Pictures in the data below are not part of the copy; transcribe everything else exactly.
# # # #
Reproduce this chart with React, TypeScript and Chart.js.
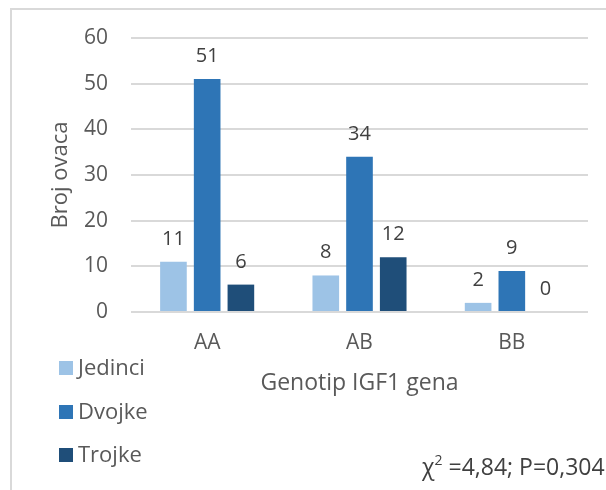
import React, { useEffect, useRef } from "react";
import { Chart, registerables } from "chart.js";

Chart.register(...registerables);

const categories = ["AA", "AB", "BB"];
const seriesNames = ["Jedinci", "Dvojke", "Trojke"];
const jedinci = [11, 8, 2];
const dvojke = [51, 34, 9];
const trojke = [6, 12, 0];
const colors = ["#9DC3E6", "#2E75B6", "#1F4E79"];
const yTicks = [0, 10, 20, 30, 40, 50, 60];
const yTitle = "Broj ovaca";
const xTitle = "Genotip IGF1 gena";
const statText = "=4,84; P=0,304";

const FONT = "'Open Sans', 'Noto Sans', sans-serif";

const decorPlugin = {
  id: "decor",
  beforeDraw(chart: any) {
    const ctx = chart.ctx;
    ctx.save();
    ctx.fillStyle = "#ffffff";
    ctx.fillRect(0, 0, chart.width, chart.height);
    ctx.fillStyle = "#d9d9d9";
    ctx.fillRect(10, 8, chart.width - 10, 2);
    ctx.fillRect(10, 8, 2, chart.height - 8);
    ctx.restore();
  },
  afterDatasetsDraw(chart: any) {
    const ctx = chart.ctx;
    ctx.save();
    ctx.font = `20px ${FONT}`;
    ctx.fillStyle = "#404040";
    ctx.textAlign = "center";
    ctx.textBaseline = "alphabetic";
    chart.data.datasets.forEach((ds: any, i: number) => {
      const meta = chart.getDatasetMeta(i);
      meta.data.forEach((el: any, j: number) => {
        ctx.fillText(String(ds.data[j]), el.x, el.y - 17);
      });
    });
    ctx.restore();
  },
  afterDraw(chart: any) {
    const ctx = chart.ctx;
    const area = chart.chartArea;
    ctx.save();
    ctx.fillStyle = "#595959";
    ctx.font = `22px ${FONT}`;
    ctx.save();
    ctx.translate(67, (area.top + area.bottom) / 2);
    ctx.rotate(-Math.PI / 2);
    ctx.textAlign = "center";
    ctx.textBaseline = "alphabetic";
    ctx.fillText(yTitle, 0, 0);
    ctx.restore();
    ctx.font = `23px ${FONT}`;
    ctx.textAlign = "center";
    ctx.textBaseline = "alphabetic";
    ctx.fillText(xTitle, (area.left + area.right) / 2, 390);
    ctx.font = `22px ${FONT}`;
    const ys = [368, 412, 455];
    seriesNames.forEach((n, i) => {
      ctx.fillStyle = colors[i];
      ctx.fillRect(59, ys[i] - 7, 14, 14);
      ctx.fillStyle = "#595959";
      ctx.textAlign = "left";
      ctx.textBaseline = "middle";
      ctx.fillText(n, 78, ys[i] + 1);
    });
    ctx.fillStyle = "#404040";
    ctx.textAlign = "left";
    ctx.textBaseline = "alphabetic";
    let x = 422;
    ctx.font = `23px ${FONT}`;
    ctx.fillText("χ", x, 475);
    x += ctx.measureText("χ").width;
    ctx.font = `14px ${FONT}`;
    ctx.fillText("2", x, 465);
    x += ctx.measureText("2").width;
    ctx.font = `23px ${FONT}`;
    ctx.fillText(" " + statText, x, 475);
    ctx.restore();
  },
};

export default function App() {
  const ref = useRef<HTMLCanvasElement | null>(null);
  useEffect(() => {
    if (!ref.current) return;
    const chart = new Chart(ref.current, {
      type: "bar",
      data: {
        labels: categories,
        datasets: [
          { label: seriesNames[0], data: jedinci, backgroundColor: colors[0] },
          { label: seriesNames[1], data: dvojke, backgroundColor: colors[1] },
          { label: seriesNames[2], data: trojke, backgroundColor: colors[2] },
        ],
      },
      options: {
        animation: false,
        responsive: false,
        devicePixelRatio: 1,
        datasets: { bar: { categoryPercentage: 0.664, barPercentage: 0.79 } },
        layout: { padding: { top: 38, right: 18, left: 0, bottom: 0 } },
        plugins: { legend: { display: false }, tooltip: { enabled: false } },
        scales: {
          x: {
            grid: { display: false, drawTicks: false },
            border: { display: false },
            ticks: { color: "#595959", font: { family: FONT, size: 21 }, padding: 18 },
            afterFit: (s: any) => { s.height = 178; },
          },
          y: {
            min: 0,
            max: 60,
            afterBuildTicks: (s: any) => { s.ticks = yTicks.map((v) => ({ value: v })); },
            grid: { color: "#d9d9d9", lineWidth: 2, drawTicks: false },
            border: { display: false },
            ticks: { color: "#595959", font: { family: FONT, size: 21 }, padding: 23 },
            afterFit: (s: any) => { s.width = 131; },
          },
        },
      },
      plugins: [decorPlugin],
    });
    return () => chart.destroy();
  }, []);
  return (
    <div style={{ position: "fixed", left: 0, top: 0, width: 606, height: 490 }}>
      <canvas ref={ref} width={606} height={490} style={{ display: "block" }} />
    </div>
  );
}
# # # #
● **Result of the task**
Reproduce this chart with React, TypeScript and Chart.js.
import React, { useEffect, useRef } from "react";
import { Chart, registerables } from "chart.js";

Chart.register(...registerables);

const categories = ["AA", "AB", "BB"];
const seriesNames = ["Jedinci", "Dvojke", "Trojke"];
const jedinci = [11, 8, 2];
const dvojke = [51, 34, 9];
const trojke = [6, 12, 0];
const colors = ["#9DC3E6", "#2E75B6", "#1F4E79"];
const yTicks = [0, 10, 20, 30, 40, 50, 60];
const yTitle = "Broj ovaca";
const xTitle = "Genotip IGF1 gena";
const statText = "=4,84; P=0,304";

const FONT = "'Open Sans', 'Noto Sans', sans-serif";

const decorPlugin = {
  id: "decor",
  beforeDraw(chart: any) {
    const ctx = chart.ctx;
    ctx.save();
    ctx.fillStyle = "#ffffff";
    ctx.fillRect(0, 0, chart.width, chart.height);
    ctx.fillStyle = "#d9d9d9";
    ctx.fillRect(10, 8, chart.width - 10, 2);
    ctx.fillRect(10, 8, 2, chart.height - 8);
    ctx.restore();
  },
  afterDatasetsDraw(chart: any) {
    const ctx = chart.ctx;
    ctx.save();
    ctx.font = `20px ${FONT}`;
    ctx.fillStyle = "#404040";
    ctx.textAlign = "center";
    ctx.textBaseline = "alphabetic";
    chart.data.datasets.forEach((ds: any, i: number) => {
      const meta = chart.getDatasetMeta(i);
      meta.data.forEach((el: any, j: number) => {
        ctx.fillText(String(ds.data[j]), el.x, el.y - 17);
      });
    });
    ctx.restore();
  },
  afterDraw(chart: any) {
    const ctx = chart.ctx;
    const area = chart.chartArea;
    ctx.save();
    ctx.fillStyle = "#595959";
    ctx.font = `22px ${FONT}`;
    ctx.save();
    ctx.translate(67, (area.top + area.bottom) / 2);
    ctx.rotate(-Math.PI / 2);
    ctx.textAlign = "center";
    ctx.textBaseline = "alphabetic";
    ctx.fillText(yTitle, 0, 0);
    ctx.restore();
    ctx.font = `23px ${FONT}`;
    ctx.textAlign = "center";
    ctx.textBaseline = "alphabetic";
    ctx.fillText(xTitle, (area.left + area.right) / 2, 390);
    ctx.font = `22px ${FONT}`;
    const ys = [368, 412, 455];
    seriesNames.forEach((n, i) => {
      ctx.fillStyle = colors[i];
      ctx.fillRect(59, ys[i] - 7, 14, 14);
      ctx.fillStyle = "#595959";
      ctx.textAlign = "left";
      ctx.textBaseline = "middle";
      ctx.fillText(n, 78, ys[i] + 1);
    });
    ctx.fillStyle = "#404040";
    ctx.textAlign = "left";
    ctx.textBaseline = "alphabetic";
    let x = 422;
    ctx.font = `23px ${FONT}`;
    ctx.fillText("χ", x, 475);
    x += ctx.measureText("χ").width;
    ctx.font = `14px ${FONT}`;
    ctx.fillText("2", x, 465);
    x += ctx.measureText("2").width;
    ctx.font = `23px ${FONT}`;
    ctx.fillText(" " + statText, x, 475);
    ctx.restore();
  },
};

export default function App() {
  const ref = useRef<HTMLCanvasElement | null>(null);
  useEffect(() => {
    if (!ref.current) return;
    const chart = new Chart(ref.current, {
      type: "bar",
      data: {
        labels: categories,
        datasets: [
          { label: seriesNames[0], data: jedinci, backgroundColor: colors[0] },
          { label: seriesNames[1], data: dvojke, backgroundColor: colors[1] },
          { label: seriesNames[2], data: trojke, backgroundColor: colors[2] },
        ],
      },
      options: {
        animation: false,
        responsive: false,
        devicePixelRatio: 1,
        datasets: { bar: { categoryPercentage: 0.664, barPercentage: 0.79 } },
        layout: { padding: { top: 38, right: 18, left: 0, bottom: 0 } },
        plugins: { legend: { display: false }, tooltip: { enabled: false } },
        scales: {
          x: {
            grid: { display: false, drawTicks: false },
            border: { display: false },
            ticks: { color: "#595959", font: { family: FONT, size: 21 }, padding: 18 },
            afterFit: (s: any) => { s.height = 178; },
          },
          y: {
            min: 0,
            max: 60,
            afterBuildTicks: (s: any) => { s.ticks = yTicks.map((v) => ({ value: v })); },
            grid: { color: "#d9d9d9", lineWidth: 2, drawTicks: false },
            border: { display: false },
            ticks: { color: "#595959", font: { family: FONT, size: 21 }, padding: 23 },
            afterFit: (s: any) => { s.width = 131; },
          },
        },
      },
      plugins: [decorPlugin],
    });
    return () => chart.destroy();
  }, []);
  return (
    <div style={{ position: "fixed", left: 0, top: 0, width: 606, height: 490 }}>
      <canvas ref={ref} width={606} height={490} style={{ display: "block" }} />
    </div>
  );
}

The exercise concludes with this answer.